The Trustees are pleased to report excellent progress on renovations to date. The interior paintwork has been restored to its original white. The lighting has been significantly improved, with the old striplight bulbs replaced with much subtler LEDS. The Stations of the Cross have been extensively cleaned. The Sanctuary candles have been replaced. The altar’s brass candlesticks have been cleaned, polished and re-lacquered. The altar and baldacchino are each benefiting from specialist restoration by skilled local artist Kim Sisson. Further work has refreshed the Sanctuary, polished the wooden floor of the main body of the church, and more.
Please bear with us while work is ongoing. If you would like to contribute in any way to the restoration effort, please contact the Trustees. All help will be gratefully appreciated.
The Trustees would like to thank all involved in the restoration work, especially:
- Painter: Buggsy
- Mural artist: Kim Sisson
- Electrician: Peter Frost
- East Coast Scaffolding
Originally, the interior of the church was painted to resemble many different colours of marble (in trompe l’oeil). However, after Mrs Kenyon died, in 1937, her daughter Anne (Mrs Todhunter) took the decision to cover the pretended marble with simple white paint. That tradition has been upheld, and the result is a charming and peaceful space.
Points of interest in the church interior:
Our altar still faces away from the congregation, and was never modified in the 1960s following Vatican II.

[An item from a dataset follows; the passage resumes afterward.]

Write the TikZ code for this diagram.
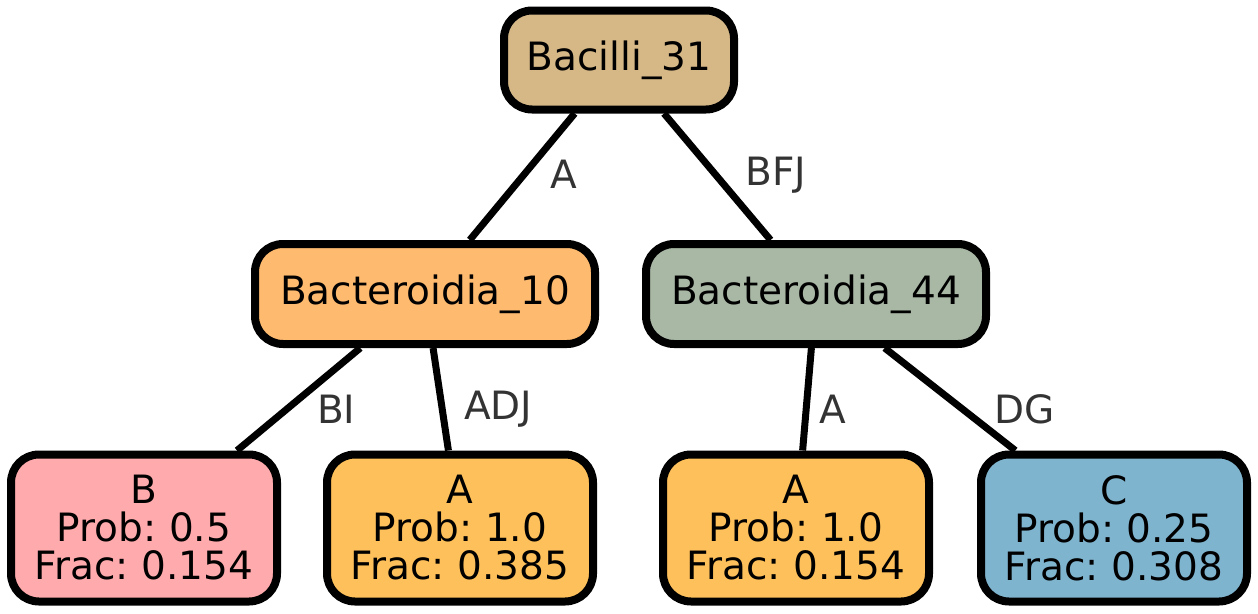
\documentclass[tikz,border=0pt]{standalone}
\usepackage{fontspec}
\setmainfont{DejaVu Sans}
\usepackage{tikz}
\frenchspacing

\definecolor{bacilli}{HTML}{D6B887}
\definecolor{bacteroidiaA}{HTML}{FEBA6F}
\definecolor{bacteroidiaB}{HTML}{A9B7A5}
\definecolor{leafB}{HTML}{FFAAAD}
\definecolor{leafA}{HTML}{FEC05A}
\definecolor{leafC}{HTML}{7FB4CF}
\definecolor{labelgray}{HTML}{333333}

\begin{document}
\begin{tikzpicture}[
    x=1pt, y=-1pt,
    every node/.style={font=\fontsize{39}{38}\selectfont},
    box/.style={draw, line width=8pt, rounded corners=28pt, inner sep=0pt, align=center},
    rootbox/.style={box, minimum width=230pt, minimum height=99pt},
    midbox/.style={box, minimum width=340pt, minimum height=100pt},
    leafbox/.style={box, minimum width=266pt, minimum height=147pt},
    lbl/.style={text=labelgray, inner sep=0pt},
    link/.style={line width=7pt}
]
\useasboundingbox (0,0) rectangle (1258,613);

\node[rootbox, fill=bacilli] (root) at (619,60) {Bacilli\_31};
\node[midbox, fill=bacteroidiaA] (bact10) at (425,294) {Bacteroidia\_10};
\node[midbox, fill=bacteroidiaB] (bact44) at (816,294) {Bacteroidia\_44};
\node[leafbox, fill=leafB] (leafb) at (144,528) {B\\Prob: 0.5\\Frac: 0.154};
\node[leafbox, fill=leafA] (leafa1) at (460,528) {A\\Prob: 1.0\\Frac: 0.385};
\node[leafbox, fill=leafA] (leafa2) at (796,528) {A\\Prob: 1.0\\Frac: 0.154};
\node[leafbox, fill=leafC] (leafc) at (1114,528) {C\\Prob: 0.25\\Frac: 0.308};

\draw[link] (root) -- node[lbl, right=25pt, yshift=2pt] {A} (bact10);
\draw[link] (root) -- node[lbl, right=25pt, yshift=2pt] {BFJ} (bact44);
\draw[link] (bact10) -- node[lbl, right=15pt, yshift=-10pt] {BI} (leafb);
\draw[link] (bact10) -- node[lbl, right=20pt, yshift=-10pt] {ADJ} (leafa1);
\draw[link] (bact44) -- node[lbl, right=9pt, yshift=-10pt] {A} (leafa2);
\draw[link] (bact44) -- node[lbl, right=41pt, yshift=-10pt] {DG} (leafc);
\end{tikzpicture}
\end{document}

Our candle tray was designed by Harold Holmes, the Gillingham Estate farrier, who retired in the mid-60s. He lived and worked at the Gillingham Forge, which no longer stands, but was situated opposite Gillingham Village Hall (and gave Forge Grove its name). His father had been the estate farrier before him, and he made the iron grille at the back of the church.
Our 80 hassocks are each individually embroidered in memory of a different parishioner, living or dead. Please visit our Hassock Project page to discover more.
Our statue of St Peter sits at the back of the church, on your left-hand side as you enter.
Our war memorial plaques are at the back of the church. The second plaque was erected by Mrs Mary Bramley, daughter of Anne Todhunter, in memory of her brother Lt. Robin Todhunter, and Squadron Leader John Taylor. Below the plaques are five ceramic poppies which formed part of the public art installation Blood Swept Lands and Seas of Red by Paul Cummins and Tom Piper (originally shown at the Tower of London, 2014).
Our icon may be seen to the right of the altar.
Our Sanctuary Lamp, decorated with small angels, is made of brass and hangs to the left of the altar.